Tuners are nifty little devices that detect the frequency that a string is vibrating at, and they then translate that information into the corresponding note that is being produced. Depending on the tuner’s design, some will change color from red to green when the string is perfectly tuned, while others may have some sort of indicator needle that will either light up or point straight up.
There are many different types of guitar tuners, each with their own pros and cons. Let’s run through what’s available and you can see which type may be the best choice for your needs.
Clip-on units, also called headstock tuners, pretty much do what the name implies. It simply ‘clips on’ to the guitar on the headstock. The clip itself acts to take the string vibrations and direct them to the tuner itself.
These types of tuners are great because they are small enough to fit in your case or gig bag, they can be fairly accurate, and – here’s a big one – they typically are pretty cheap. It’s not uncommon to find models that are under $20. On top of that, since they work directly off the vibrations from the guitar, you can use them on any type of acoustic guitar (even those that do not have any sort of pickup system).
They do have some downsides though. If you tend to move around a lot when you play, then they may tend to fall off.
In that case, consider other options…
Pedal tuners are units that look like effects pedals. They are used for acoustic (and electric) guitars that are being amplified for live or recording purposes, and they conveniently fit right in the signal chain (typically being the first pedal in line right from the guitar). The output of the pedal tuner then goes out directly to the amp (or direct box into a PA), or it can go to any other number of effects on your pedalboard.
These types of tuners don’t measure vibrations in the same way as a clip-on. Instead of getting the vibrations directly from the guitar, the output signal from the guitar’s pickup is analyzed by the tuner’s circuitry. The end result is the same – you’ll be able to tell if your note is sharp (higher pitch than it should be), flat (lower pitch than the standard), or right in tune.
One neat feature with pedal tuners is that they typically mute the output when they are turned on. That means that your audience won’t hear you tuning up; with a clip-on unit you’ll have to turn the volume down on your guitar.
They are handy for sure, but they typically are more expensive than most clip-on units. That, and if you have an acoustic guitar that does not have any sort of pickup or preamp system, then you may be out of luck.
Smartphones are like opinions these days…everybody has one!

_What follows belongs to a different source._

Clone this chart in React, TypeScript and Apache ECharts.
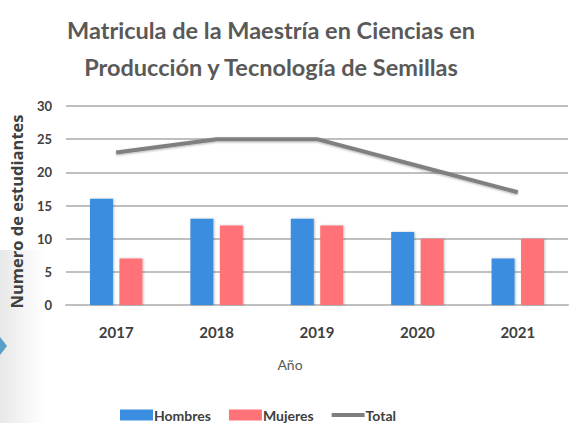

There are many apps out there that will give you the ability to tune your guitar right on your phone. Some of the more advanced ones may have a small cost, and some are completely free. Even if you do pay for one, the cost is usually less than even the least expensive clip on tuner you’ll find.
While they are convenient and cost-effective, there are tradeoffs. Apps use the microphone in your phone to collect the sound waves from your guitar. As a result, tuning stability and accuracy may not be as good as an actual, physical, guitar tuner. Also, they really aren’t the right tool for the job if you need to tune up in the middle of a gig.
So there you have it. Tuning your acoustic guitar is a process that you must go through every time that you pick it up to play. While it is a fairly easy process, it can be made even easier with the right tools and basic knowledge of how to tune an acoustic guitar. With all of the different types of guitar tuners on the market, finding the type that works best for your particular situation may just take some experimenting.
Sure, you can tune your guitar manually, but that is a process that takes a good ear for music and is better left for players that have more experience under their belt. Even then, the speed and accuracy that you’ll get from a good tuner really can’t be beat.
So…going back to the beginning of this article, don’t let your guitar sound so bad that it’ll clear a room with a single chord. Learn how to tune an acoustic guitar, and get yourself used to doing it whenever you play. Do that, and you’ll always sound as good as you possibly can.